24 August 2018 08:17

to sweat

i dump red chili flakes liberally into hot oil, pushing it around so the smoke burns my eyes. i fill it with chicken powder, mashing it into a paste so i can crack my eggs into it and stir green beans and cold rice into the mush.

my body doesn't sweat well, so i force it to by pressing this mass against the roof of my mouth. and then once i sweat, i crave the salts, so i lick carmelized soy sauce and dehydrated chicken and MSG from the spoon, which makes me so thirty i drink two pints of water in three breaths.

this is the price i pay for being a mammal.

02 July 2018 23:00

what the hell ever apple crumble

friends who travel will sometimes text me while they are packing, realizing that they've left more perishables in their fridge than they can reasonably eat before they leave. 'do you want these?' they ask. even if i can't eat them myself, i accept them; the remains get chopped up and fed to the compost, which will become dirt for next year's garden.

there are dozens of apples piling up on top of my fridge. the most desperate, a quad of golden delicious, are soft to the touch. every morning since we adopted them, i smell apples whenever i open the freezer to get to the ice cubes.

'apple crumble,' i tell myself. 'i can make apple crumble.'

i looked up recipes from the internet and wrote down proportions. i appreciate when measurements are given by weight, instead of volume. dutifully, i tared the mixing bowl over the kitchen scale and started measuring out flour. by the third scoop, i was bored of reading numbers, and i knew i didn't have enough butter, and that i'd want to put in more oatmeal, and that i've never agreed with anyone else's spice mixes. so, i winged it.

the full recipe

filling (mixed in a pyrex dish):

  • 4 golden delicious apples, peeled/cored and rough-diced into half-inch cubes
  • a little water with a splash of rice vinegar
  • a spoon of brown sugar
  • a little ginger, thinly mixed, sprinkled on top


  • ~100g white flour
  • ~30g brown sugar
  • ~30g oatmeal
  • ~35g butter, cut into small cubes
  • cinnamon, nutmeg, clove to taste
  • a splash of canola oil where it looks too dry

bake at 350F for like ~60m, or until it looks done

10 May 2018 20:30


i tune my bicycle the way i've tuned pianos, violins, guitars. there's a physicality, a rhythm, a sonorance that i need to understand. this front wheel is old enough to vote; dented rims compromise my braking ability, and the spokes freeze in place even as i rotate the nipples. i pluck each spoke and listen to the sound it makes, knowing by feel what is too tight or too loose. they snap with a startling pop when the most recent set of adjustments settle in.

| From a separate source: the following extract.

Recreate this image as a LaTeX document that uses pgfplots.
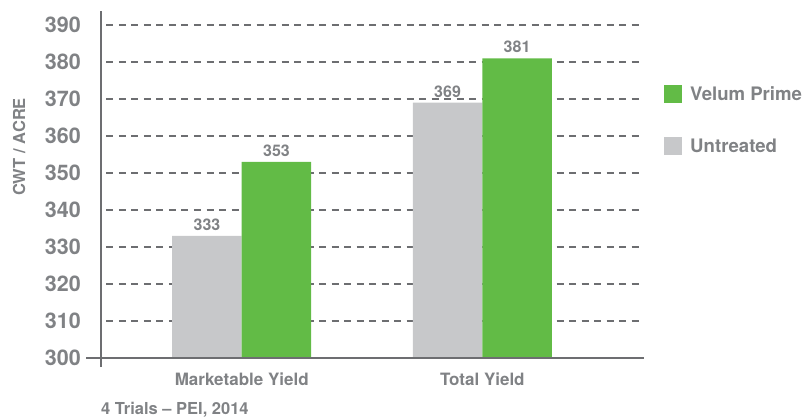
\documentclass[border=0pt]{standalone}
\usepackage{pgfplots}
\pgfplotsset{compat=1.18}
\usepackage{fontspec}
\setmainfont{TeX Gyre Heros}
\definecolor{txtgray}{HTML}{808285}
\definecolor{linegray}{HTML}{6D6E71}
\definecolor{bargray}{HTML}{C7C8CA}
\definecolor{bargreen}{HTML}{62BB46}
\begin{document}
\begin{tikzpicture}
\begin{axis}[
  scale only axis,
  width=543pt, height=347pt,
  ymin=300, ymax=393.78,
  xmin=-0.585, xmax=1.672,
  ybar=0pt, bar width=69.5pt,
  xtick=data, xticklabels={Marketable Yield, Total Yield},
  ytick={300,310,...,390},
  axis x line=bottom, axis y line=left,
  axis line style={draw=none},
  major tick length=0pt,
  ymajorgrids,
  grid style={linegray, line width=1.3pt, dash pattern=on 7pt off 5.5pt, dash phase=7pt},
  /pgf/number format/assume math mode=true,
  yticklabel style={font=\fontsize{21.5}{24}\selectfont\bfseries, text=txtgray, anchor=east, inner sep=0pt, xshift=-20pt},
  xticklabel style={font=\fontsize{17}{20}\selectfont\bfseries, text=txtgray, anchor=north, inner sep=0pt, yshift=-15pt},
  ylabel={CWT / ACRE},
  ylabel style={at={(axis description cs:-0.151,0.608)}, anchor=center, font=\fontsize{16.5}{19}\selectfont\bfseries, text=txtgray},
  nodes near coords,
  nodes near coords style={font=\fontsize{16}{19}\selectfont\bfseries, text=txtgray, anchor=south, inner sep=0pt, yshift=5pt},
  every node near coord/.append style={/pgf/number format/assume math mode=true},
  legend image code/.code={\fill[#1,draw=none] (0pt,-9pt) rectangle (18pt,9pt);},
  reverse legend,
  legend cell align=left,
  legend style={at={(axis description cs:1.0368,0.7896)}, anchor=north west, draw=none, fill=none, inner sep=0pt,
    row sep=33pt, column sep=6pt, font=\fontsize{18.6}{22}\selectfont\bfseries, text=txtgray},
]
\addplot[fill=bargray, draw=none] coordinates {(0,333) (1,369)};
\addplot[fill=bargreen, draw=none] coordinates {(0,353) (1,381)};
\legend{Untreated, Velum Prime}
\end{axis}
\draw[linegray, line width=1.5pt] (-15pt,0pt) -- (543pt,0pt);
\draw[linegray, line width=1.5pt] (0pt,-9pt) -- (0pt,347pt);
\node[anchor=base west, inner sep=0pt, text=txtgray, font=\fontsize{16.5}{19}\selectfont\bfseries] at (0pt,-56.5pt) {4 Trials – PEI, 2014};
\pgfresetboundingbox
\path[use as bounding box] (-101pt,-60pt) rectangle (707pt,358pt);
\end{tikzpicture}
\end{document}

wheels can be assessed for trueness in three reasonable ways: lateral centering of the rim (if you roll the wheel, does the rim seem to drift from left to right?), radial consistency (is the distance between each point on the rim and the center of the hub the same?), and dishing (is the rim centered on the axle?). guides that describe how to check trueness refer to spinning the wheel in place and checking for uneven scraping; over time, i've learned that this is an auditory cue, rather than a visual one.

i spent weekends one summer riding over to the shop, locking up my bike, and going straight to the stack of trashed wheels in the corner that no one would touch. the truing stands were unfortunately located in the middle of the workshop, so i had to learn to tune out the chatter of other mechanics and visitors if i wanted to have a productive wheel truing session at all. sometimes, i wore headphones to tune them out, keeping a finger against the calipers so i could feel the vibration that the scrape would make. i worked with my eyes closed; the spoke wrench fit into my palm so well that it felt like turning the nipples with my bare fingers. the wheel hummed as it spun, and i hummed back. each click of the calipers rang out through the hollow rims, a steady rhythm that cued to me exactly which spokes needed adjustment.

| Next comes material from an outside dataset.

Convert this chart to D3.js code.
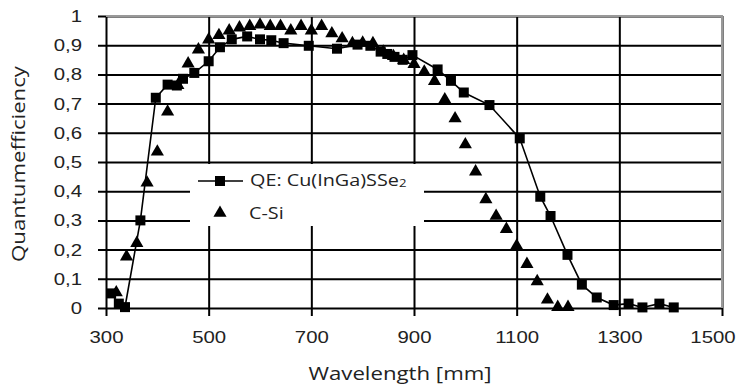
<!DOCTYPE html>
<html>
<head>
<meta charset="utf-8">
<script src="https://cdn.jsdelivr.net/npm/d3@7"></script>
<style>
  body { margin: 0; background: #fff; }
  svg { display: block; font-family: "Open Sans", sans-serif; }
</style>
</head>
<body>
<svg id="chart" width="737" height="387"></svg>
<script>

// QE: Cu(InGa)SSe2 (squares, with line)
const cigsWavelength = [310, 325, 337, 367, 397, 420, 438, 450, 472, 500, 522, 545, 575, 600, 622, 646, 695, 750, 790, 815, 835, 848, 862, 878, 897, 946, 972, 997, 1047, 1106, 1146, 1166, 1199, 1227, 1256, 1289, 1318, 1345, 1378, 1406];
const cigsQE = [0.05, 0.015, 0.003, 0.30, 0.72, 0.765, 0.762, 0.785, 0.805, 0.845, 0.893, 0.92, 0.93, 0.92, 0.917, 0.907, 0.898, 0.888, 0.902, 0.898, 0.878, 0.87, 0.86, 0.85, 0.866, 0.817, 0.778, 0.738, 0.695, 0.581, 0.381, 0.315, 0.182, 0.08, 0.036, 0.01, 0.015, 0.002, 0.015, 0.002];

// C-Si (triangles)
const siWavelength = [320, 340, 360, 380, 400, 420, 440, 460, 480, 500, 520, 540, 560, 580, 600, 620, 640, 660, 680, 700, 720, 740, 760, 780, 800, 820, 840, 860, 880, 900, 920, 940, 960, 980, 1000, 1020, 1040, 1060, 1080, 1100, 1120, 1140, 1160, 1180, 1200];
const siQE = [0.053, 0.176, 0.222, 0.429, 0.535, 0.672, 0.763, 0.837, 0.885, 0.919, 0.934, 0.95, 0.96, 0.965, 0.97, 0.965, 0.965, 0.95, 0.965, 0.95, 0.965, 0.94, 0.923, 0.906, 0.908, 0.906, 0.877, 0.862, 0.849, 0.835, 0.809, 0.777, 0.714, 0.649, 0.56, 0.467, 0.372, 0.315, 0.27, 0.213, 0.15, 0.091, 0.028, 0.003, 0.003];

const xTicks = [300, 500, 700, 900, 1100, 1300, 1500];
const yTicks = [0, 0.1, 0.2, 0.3, 0.4, 0.5, 0.6, 0.7, 0.8, 0.9, 1];
const yTickLabels = ["0", "0,1", "0,2", "0,3", "0,4", "0,5", "0,6", "0,7", "0,8", "0,9", "1"];

const svg = d3.select('#chart');
const plotLeft = 106, plotRight = 722, plotTop = 16, plotBottom = 308;
const stretch = 1.2;  // the original lettering is a bit wide

const x = d3.scaleLinear().domain([300, 1500]).range([plotLeft, plotRight]);
const y = d3.scaleLinear().domain([0, 1]).range([plotBottom, plotTop]);

// horizontal grid + ticks
const yAxis = d3.axisLeft(y)
  .tickValues(yTicks)
  .tickSize(-(plotRight - plotLeft))
  .tickSizeOuter(0)
  .tickPadding(20)
  .tickFormat((d, i) => yTickLabels[i]);

const gy = svg.append('g').attr('transform', `translate(${plotLeft},0)`).call(yAxis);
gy.select('.domain').remove();
gy.selectAll('.tick line')
  .attr('x1', -8)
  .attr('stroke', '#000')
  .attr('stroke-width', 2);
gy.selectAll('.tick text')
  .attr('font-size', 17)
  .attr('fill', '#222')
  .attr('transform', `scale(${stretch},1)`);

// vertical grid + ticks
const xAxis = d3.axisBottom(x)
  .tickValues(xTicks)
  .tickSize(-(plotBottom - plotTop))
  .tickSizeOuter(0)
  .tickPadding(23)
  .tickFormat(d3.format('d'));

const gx = svg.append('g').attr('transform', `translate(0,${plotBottom})`).call(xAxis);
gx.select('.domain').remove();
gx.selectAll('.tick line')
  .attr('y1', 8)
  .attr('stroke', '#000')
  .attr('stroke-width', 2);
gx.selectAll('.tick text')
  .attr('font-size', 17)
  .attr('fill', '#222')
  .attr('transform', `scale(${stretch},1)`);
// last label pulled in so it stays on the page
gx.selectAll('.tick text')
  .filter(d => d === 1500)
  .attr('text-anchor', 'end')
  .attr('x', 11);

// grey frame top and right
svg.append('path')
  .attr('d', `M${plotLeft},${plotTop}H${plotRight}V${plotBottom}`)
  .attr('fill', 'none')
  .attr('stroke', '#999')
  .attr('stroke-width', 2);

// legend background covers the grid
svg.append('rect')
  .attr('x', 190).attr('y', 164)
  .attr('width', 234).attr('height', 62)
  .attr('fill', '#fff');

const cigs = cigsWavelength.map((w, i) => [w, cigsQE[i]]);
const si = siWavelength.map((w, i) => [w, siQE[i]]);

svg.append('path')
  .datum(cigs)
  .attr('d', d3.line().x(d => x(d[0])).y(d => y(d[1])))
  .attr('fill', 'none')
  .attr('stroke', '#000')
  .attr('stroke-width', 1.6);

const square = d3.symbol().type(d3.symbolSquare).size(100);
const triangle = d3.symbol().type(d3.symbolTriangle).size(75);

svg.append('g').selectAll('path')
  .data(cigs)
  .join('path')
  .attr('d', square)
  .attr('transform', d => `translate(${x(d[0])},${y(d[1])})`)
  .attr('fill', '#000');

svg.append('g').selectAll('path')
  .data(si)
  .join('path')
  .attr('d', triangle)
  .attr('transform', d => `translate(${x(d[0])},${y(d[1])})`)
  .attr('fill', '#000');

// stretched text placed at (tx, ty)
function label(tx, ty, size, extra) {
  return svg.append('text')
    .attr('transform', `translate(${tx},${ty}) ${extra || ''} scale(${stretch},1)`)
    .attr('font-size', size)
    .attr('fill', '#222');
}

// legend
const legend = svg.append('g');
legend.append('line')
  .attr('x1', 198).attr('x2', 243)
  .attr('y1', 181).attr('y2', 181)
  .attr('stroke', '#000').attr('stroke-width', 1.6);
legend.append('path').attr('d', square).attr('transform', 'translate(220,181)');
legend.append('path').attr('d', triangle).attr('transform', 'translate(220,213)');

const t1 = label(250, 185.5, 16.5);
t1.append('tspan').text('QE: Cu(InGa)SSe');
t1.append('tspan').attr('font-size', 11).attr('dy', 1.5).text('2');

label(249, 218.5, 16.5).text('C-Si');

// axis titles
label(400, 380, 18.5).attr('text-anchor', 'middle').text('Wavelength [mm]');
label(25, 164, 18.5, 'rotate(-90)').attr('text-anchor', 'middle').text('Quantumefficiency');

</script>
</body>
</html>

but when i learned to tune my piano, it was by taste, not sound. upper notes had three strings per key, middle notes had two; when the strings were not aligned perfectly with each other, my mouth felt uncomfortable, like tasting a rotten pistachio i didn't expect. i'd bring each string up, down, far past the correct point to taste the worst it can get, then ease it slowly into harmony with my tongue pressed against the roof of my mouth, tasting a cool, creamy smoothness when the notes were corrected.

my mother cooked fish once while i was trying to tune my piano, and the briny smells distracted me so much that i needed a piece of chocolate in my mouth to counteract the fish, and then hoped to taste the strings by leaning my cheek against the wood and feeling the vibrations through my cheekbones, wiggling the roof of my mouth, settling in my sinuses.

this is touch, maybe. this is sound and smell and taste. sometimes, i wonder, if i ever use my eyes for anything at all.